We’re beginning to realise that democracy may be the best form of political representation, but politics is only legitimate in a very narrow channel of our civil life. And that channel should not extend to how we choose to earn, declare or spend our hard-earned revenue, however the Bush rhetoric has permeated our recent thinking in much the same way the much brighter Kissinger’s did twenty years before.

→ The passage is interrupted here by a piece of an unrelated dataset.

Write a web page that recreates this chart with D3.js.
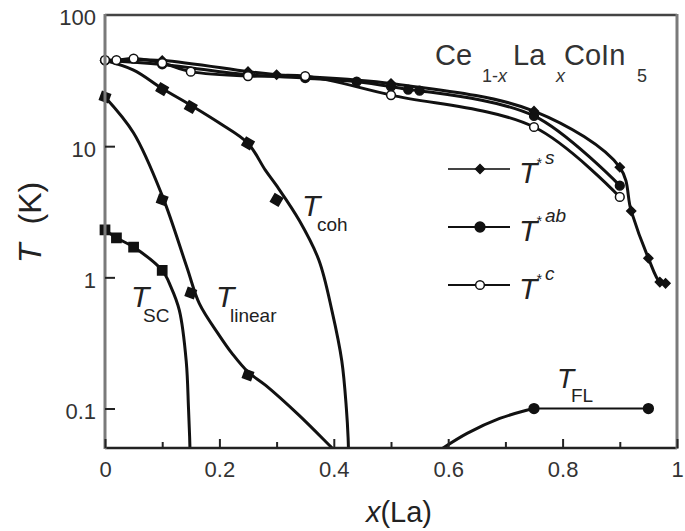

Yet we’re all tied into a global social convention, which started in Geneva, when Jean-Jacques Rousseau - probably its greatest philosopher - developed the notion of ‘the noble savage’. He postulated that a ‘social contract’ tied us into our civil obligations, despite our bestial instincts to behave differently. For the past 250 years this thinking has become so natural, we haven’t stopped to question it. We’ve lived our lives and paid our taxes, assuming that our public leaders were equally obliging.

Instead our public leaders have chosen to pick the low-hanging fruit of declared wealth, despite the cost this will levy on all account holders, innocent or guilty alike. And human resources which could advance our economic progress in 2015 will be diverted to controlling our financial position in 2013. The new moves will be steady enough to entrap the honest, but not fast enough to uncover the truly underground economy. And we will all endure more of the government above our heads and less of the government beneath our feet.

And so, ironically, we have rewritten our social fate exactly where we are believed to have discovered the New World – first with Bush in Florida, and now with the OECD in Paris –where Rousseau helped inspire the French Revolution that once brought the hope that we could rise above political tyranny.

Dust to dust, ashes to ashes, clogs to clogs.

The reference to the Marquis de Sade is based on “Confessions of an Opium Eater”. I don’t have as much money as he had, and opium costs much more these days, so I’ve never tried it. On the other hand George W refers to his father as 41, and is replied to as 43 – their reciprocal designates as Presidents of the USA. You have to wonder what they’ve been smoking!